The shift to include monitors may represent a new product direction for the company. On the other hand, it may be little more than a bit of organizational shuffling by Neumann’s parent company, Sennheiser. (And by parent company, I mean the 17-year-younger company that acquired Neumann in 1992.) The question arises because the announcement states that Neumann’s studio monitor line is “based on the well-known Klein + Hummel company,” which Sennheiser acquired in 2005. What, exactly, they mean by based on remains unknown.
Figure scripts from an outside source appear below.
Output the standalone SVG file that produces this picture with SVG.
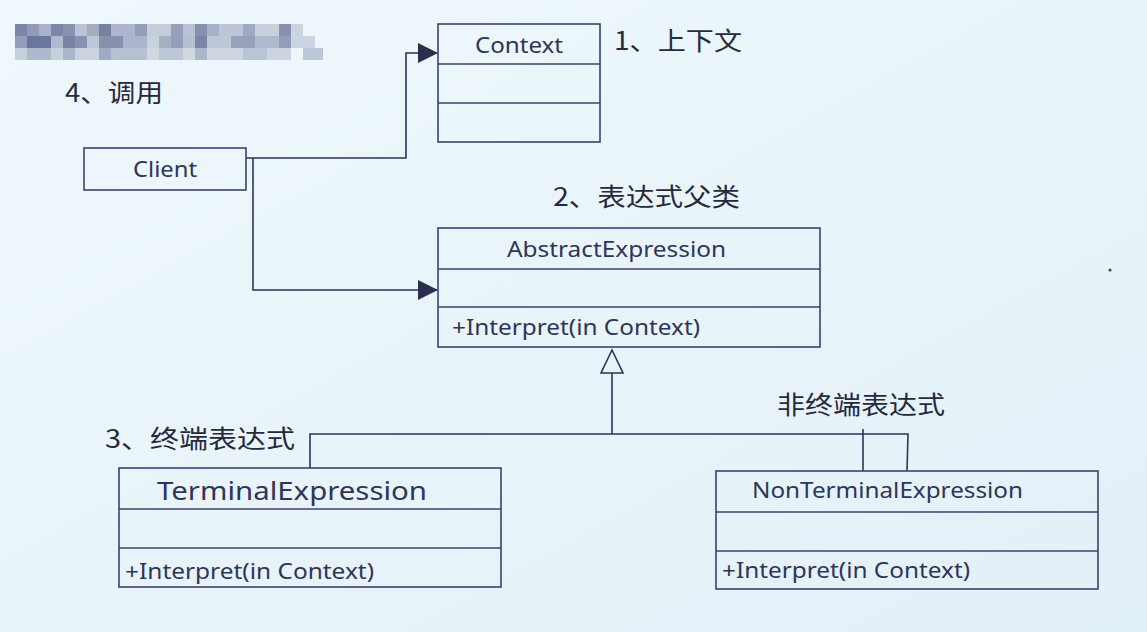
<svg xmlns="http://www.w3.org/2000/svg" width="1147" height="632" viewBox="0 0 1147 632">
  <defs>
    <linearGradient id="bg" x1="0" y1="0" x2="1" y2="1">
      <stop offset="0" stop-color="#eff8fc"/>
      <stop offset="1" stop-color="#e2f0f7"/>
    </linearGradient>
    <marker id="filled" viewBox="0 0 20 20" refX="19" refY="10" markerWidth="20" markerHeight="20" markerUnits="userSpaceOnUse" orient="auto">
      <path d="M0,0 L20,10 L0,20 Z" fill="#2a2f4e"/>
    </marker>
    <style>
      .box { fill: none; stroke: #3b4270; stroke-width: 1.6; }
      .div { stroke: #3b4270; stroke-width: 1.6; }
      .conn { fill: none; stroke: #2e3358; stroke-width: 1.6; }
      .t { font-family: "Noto Sans", "Open Sans", sans-serif; fill: #2f3558; }
      .cn { font-family: "Noto Sans CJK SC", "Noto Sans", sans-serif; fill: #262a3e; font-size: 25px; }
    </style>
  </defs>
  <rect width="1147" height="632" fill="url(#bg)"/>

  <!-- pixelated watermark -->
  <g id="watermark" opacity="0.9">
    <rect x="15" y="24" width="12" height="12" fill="#6f7aa0"/>
    <rect x="27" y="24" width="12" height="12" fill="#8890b0"/>
    <rect x="39" y="24" width="12" height="12" fill="#a3abc6"/>
    <rect x="51" y="24" width="12" height="12" fill="#6f7aa0"/>
    <rect x="63" y="24" width="12" height="12" fill="#7e88aa"/>
    <rect x="75" y="24" width="12" height="12" fill="#b6bfd2"/>
    <rect x="87" y="24" width="12" height="12" fill="#9aa7b8"/>
    <rect x="99" y="24" width="12" height="12" fill="#6a7598"/>
    <rect x="111" y="24" width="24" height="12" fill="#a6b0c8"/>
    <rect x="135" y="24" width="12" height="12" fill="#8a95b5"/>
    <rect x="147" y="24" width="24" height="12" fill="#c0cad8"/>
    <rect x="171" y="24" width="12" height="12" fill="#8d97b3"/>
    <rect x="183" y="24" width="12" height="12" fill="#b3bdd0"/>
    <rect x="195" y="24" width="12" height="12" fill="#7b86a8"/>
    <rect x="207" y="24" width="12" height="12" fill="#a0aac3"/>
    <rect x="219" y="24" width="24" height="12" fill="#b8c1d4"/>
    <rect x="243" y="24" width="12" height="12" fill="#98a3bb"/>
    <rect x="255" y="24" width="24" height="12" fill="#c3ccda"/>
    <rect x="279" y="24" width="12" height="12" fill="#7c86a6"/>
    <rect x="291" y="24" width="12" height="12" fill="#c8d1de"/>
    <rect x="15" y="36" width="12" height="12" fill="#8a94b4"/>
    <rect x="27" y="36" width="24" height="12" fill="#5d6893"/>
    <rect x="51" y="36" width="12" height="12" fill="#aab3c9"/>
    <rect x="63" y="36" width="12" height="12" fill="#6c779c"/>
    <rect x="75" y="36" width="12" height="12" fill="#7d87aa"/>
    <rect x="87" y="36" width="12" height="12" fill="#b9c2d4"/>
    <rect x="99" y="36" width="24" height="12" fill="#7b86a6"/>
    <rect x="123" y="36" width="24" height="12" fill="#a4aec6"/>
    <rect x="147" y="36" width="12" height="12" fill="#c6cfdc"/>
    <rect x="159" y="36" width="12" height="12" fill="#9fa9c0"/>
    <rect x="171" y="36" width="12" height="12" fill="#8c96b3"/>
    <rect x="183" y="36" width="12" height="12" fill="#b0bace"/>
    <rect x="195" y="36" width="12" height="12" fill="#6f7a9e"/>
    <rect x="207" y="36" width="24" height="12" fill="#b9c2d4"/>
    <rect x="231" y="36" width="24" height="12" fill="#8e98b6"/>
    <rect x="255" y="36" width="24" height="12" fill="#aab4c9"/>
    <rect x="279" y="36" width="12" height="12" fill="#8a94b3"/>
    <rect x="291" y="36" width="24" height="12" fill="#c8d1de"/>
    <rect x="15" y="48" width="12" height="12" fill="#c2cbd9"/>
    <rect x="27" y="48" width="24" height="12" fill="#a9b3c9"/>
    <rect x="51" y="48" width="12" height="12" fill="#c3ccda"/>
    <rect x="63" y="48" width="12" height="12" fill="#a6b0c7"/>
    <rect x="75" y="48" width="24" height="12" fill="#c7d0dd"/>
    <rect x="99" y="48" width="12" height="12" fill="#98a3bc"/>
    <rect x="111" y="48" width="36" height="12" fill="#b2bccf"/>
    <rect x="147" y="48" width="12" height="12" fill="#cdd5e0"/>
    <rect x="159" y="48" width="24" height="12" fill="#b9c3d4"/>
    <rect x="183" y="48" width="12" height="12" fill="#cdd5e0"/>
    <rect x="195" y="48" width="12" height="12" fill="#a5afc6"/>
    <rect x="207" y="48" width="36" height="12" fill="#c9d2de"/>
    <rect x="243" y="48" width="24" height="12" fill="#b5bfd1"/>
    <rect x="267" y="48" width="24" height="12" fill="#c8d1de"/>
    <rect x="303" y="48" width="20" height="12" fill="#b9c2d4"/>
  </g>

  <!-- labels -->
  <g id="labels">
    <text class="cn" x="614" y="50" textLength="128" lengthAdjust="spacingAndGlyphs">1、上下文</text>
    <text class="cn" x="65" y="102" textLength="98" lengthAdjust="spacingAndGlyphs">4、调用</text>
    <text class="cn" x="553" y="206" textLength="187" lengthAdjust="spacingAndGlyphs">2、表达式父类</text>
    <text class="cn" x="105" y="448" textLength="190" lengthAdjust="spacingAndGlyphs">3、终端表达式</text>
    <text class="cn" x="777" y="414" textLength="168" lengthAdjust="spacingAndGlyphs">非终端表达式</text>
  </g>

  <!-- connectors -->
  <g id="connectors">
    <polyline class="conn" points="246,158 406,158 406,53 437,53" marker-end="url(#filled)"/>
    <polyline class="conn" points="253,158 253,290 437,290" marker-end="url(#filled)"/>
    <line class="conn" x1="612" y1="373" x2="612" y2="434"/>
    <polygon class="conn" points="612,350 601,373 623,373"/>
    <polyline class="conn" points="310,468 310,434 908,434 907,471"/>
    <line class="conn" x1="863" y1="429" x2="863" y2="471"/>
  </g>

  <!-- nodes -->
  <g id="context">
    <rect class="box" x="438" y="24" width="162" height="118"/>
    <line class="div" x1="438" y1="64" x2="600" y2="64"/>
    <line class="div" x1="438" y1="103" x2="600" y2="103"/>
    <text class="t" x="519" y="53" font-size="21" text-anchor="middle" textLength="88" lengthAdjust="spacingAndGlyphs">Context</text>
  </g>

  <g id="client">
    <rect class="box" x="84" y="148" width="162" height="42"/>
    <text class="t" x="165" y="177" font-size="21" text-anchor="middle" textLength="64" lengthAdjust="spacingAndGlyphs">Client</text>
  </g>

  <g id="abstract">
    <rect class="box" x="438" y="228" width="382" height="119"/>
    <line class="div" x1="438" y1="269" x2="820" y2="269"/>
    <line class="div" x1="438" y1="307" x2="820" y2="307"/>
    <text class="t" x="507" y="257" font-size="21" textLength="219" lengthAdjust="spacingAndGlyphs">AbstractExpression</text>
    <text class="t" x="452" y="335" font-size="21" textLength="248" lengthAdjust="spacingAndGlyphs">+Interpret(in Context)</text>
  </g>

  <g id="terminal">
    <rect class="box" x="119" y="468" width="382" height="119"/>
    <line class="div" x1="119" y1="509" x2="501" y2="509"/>
    <line class="div" x1="119" y1="548" x2="501" y2="548"/>
    <text class="t" x="157" y="500" font-size="26" textLength="270" lengthAdjust="spacingAndGlyphs">TerminalExpression</text>
    <text class="t" x="125" y="579" font-size="21" textLength="249" lengthAdjust="spacingAndGlyphs">+Interpret(in Context)</text>
  </g>

  <g id="nonterminal">
    <rect class="box" x="716" y="471" width="382" height="118"/>
    <line class="div" x1="716" y1="512" x2="1098" y2="512"/>
    <line class="div" x1="716" y1="551" x2="1098" y2="551"/>
    <text class="t" x="752" y="498" font-size="21" textLength="271" lengthAdjust="spacingAndGlyphs">NonTerminalExpression</text>
    <text class="t" x="722" y="578" font-size="21" textLength="248" lengthAdjust="spacingAndGlyphs">+Interpret(in Context)</text>
  </g>

  <circle cx="1110" cy="270" r="1.6" fill="#5a3a55"/>
</svg>
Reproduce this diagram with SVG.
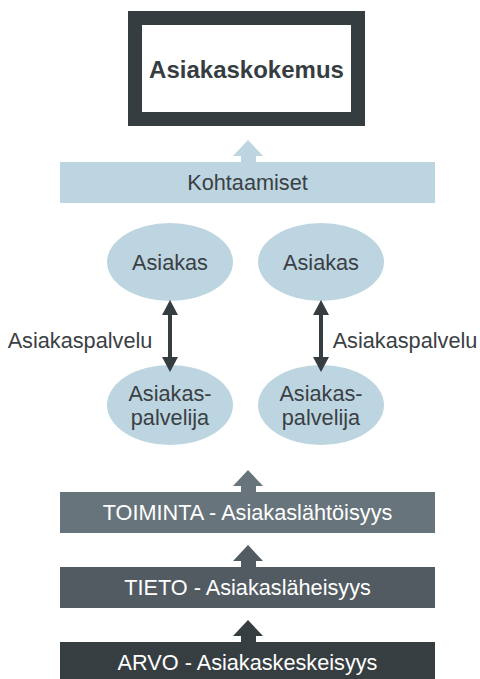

Most of the engineers who worked for (the now former) Klein + Hummel will continue with Sennheiser, further blurring the extent to which the Neumann monitors will be Neumann monitors as distinct from Neumann branded Klein + Hummels.
Time will tell, but with Neumann’s long history of stellar microphones (including the U-47, -67, and -87; M-49; KM-83 and -84; and TLM-170 and -193, among numerous others), the branding strategy could backfire: For starters, the Neumann brand is synonymous with money-is-no-object quality. A current production TLM-170 carries a list price of $4,398.00 and a (long out-of-print) U-47 recently auctioned for over $6,000. By contrast, AKG’s top-of-the-line AKG C-414-XLII tips the scale at only slightly more than $1000. To most professional’s ears, Neumann earns the price differential every day of the week. Differentiating an audio monitor product line in similar fashion may be difficult to accomplish under any circumstances.
Further, with studio monitor companies such as Genelec, JBL, Tannoy, and Westlake already established with countless others in a crowded market, Neumann will have to kick some serious audio butt just to register as better than a disappointment relative to their own brand reputation. Klein + Hummel had yet to build a reputation as “the Neumann of monitors” so one might ask what Neumann’s strategy might be to do so.
Suspending cynicism for a moment, I’d relish the opportunity to audition a pair of Neumann monitors side-by-side with a pair of, say, similarly-configured Westlakes. That would be a listening experience to remember! Until that happens, if you get a chance to hear a pair of Neumann’s, let us know what you think of them.